“London has been secretly asked if it would be able to take over the 2016 Olympics because Brazil is so far behind on preparations, the Evening Standard has learned.
“An informal approach was made by Olympics bosses to discover whether enough venues from the triumphant 2012 London Games could be brought back into use.”
Last month, John Coates, a vice president of the International Olympic Committee, called Rio’s preparations “the worst [he] had experienced.” He also said at that time that the Games would go on in Brazil and that the IOC had no backup plan. Times have changed, though, according to the unnamed source quoted by the Standard:
“At a comparable planning stage in 2004 Athens had done 40 percent of preparations on infrastructure, stadiums and so on. London had done 60 percent. Brazil has done 10 percent — and they have just two years left. So the IOC is thinking, ‘What’s our plan B?’ Obviously, the answer would be to come back to London. It’s very unlikely but it would be the logical thing to do.”

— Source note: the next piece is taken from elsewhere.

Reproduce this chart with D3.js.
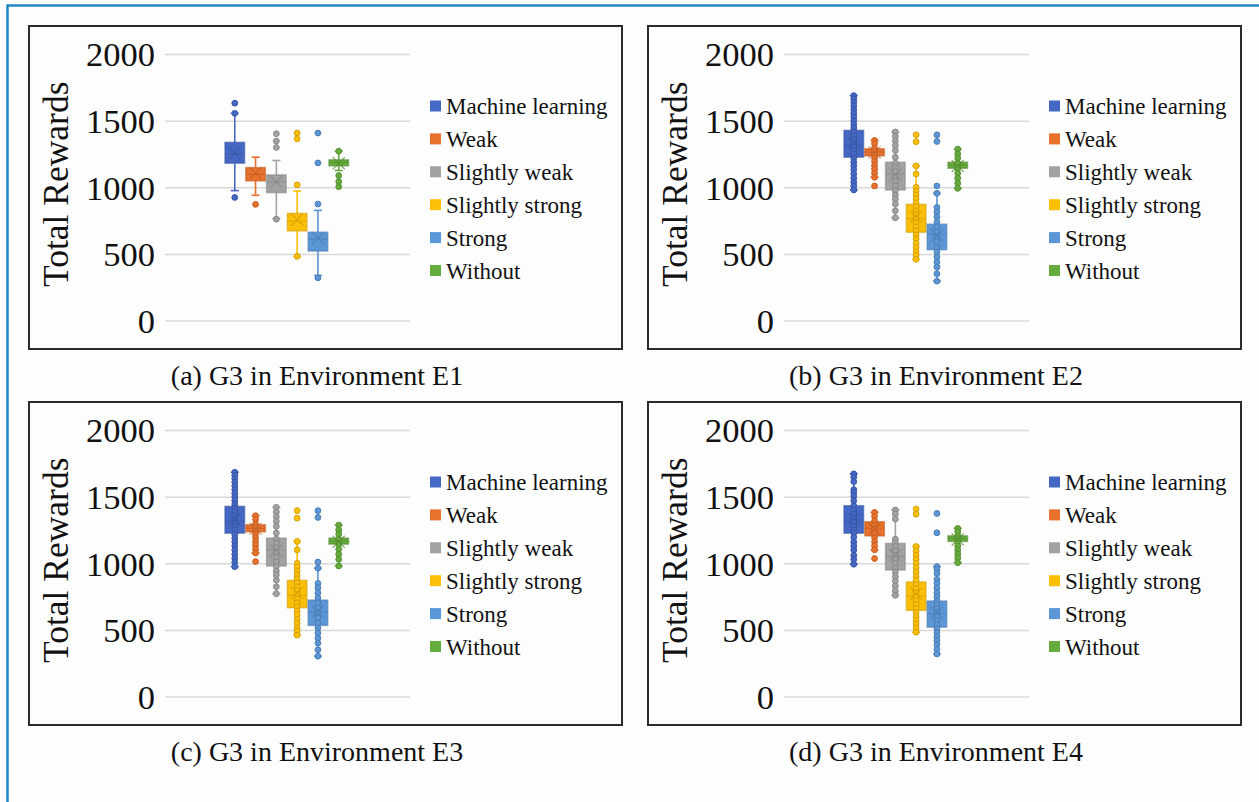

“It’s very unlikely” might be the key phrase here because, according to another unnamed Olympic official who spoke to Reuters on Friday about the London rumors, “There is not a shred of truth in that.”
But let’s for a second just imagine the possibility. Could London actually pull it off? Regarding infrastructure, at least one man says London could do it. Will Glendinning, director of the major event consultants Allium and who worked on the London Organizing Committee for the 2012 Olympic and Paralympic Games, told The Standard:
“Yes of course it can be done. One of the UK’s greatest exports is our major events capability. The expertise exists and regarding facilities we are a couple of years away — more than enough time to get things ready.”
That may be true, but should London do it? Taking over the Games from Brazil, even if asked by the IOC, would most likely be looked at as a huge sign of disrespect and that could damage international relations between the two countries, which judging from a report put out by U.K.’s parliament, are pretty decent right now. The report specifically advocates for fostering a bilateral relationship that involves increasing trade and cooperating on issues such as drug enforcement and climate change. The report summarizes:
The growing political and economic importance of Brazil represents an opportunity for the UK, not a threat, and Brazil’s increasing economic power and political influence is very much a “good news” story for the UK and the wider world.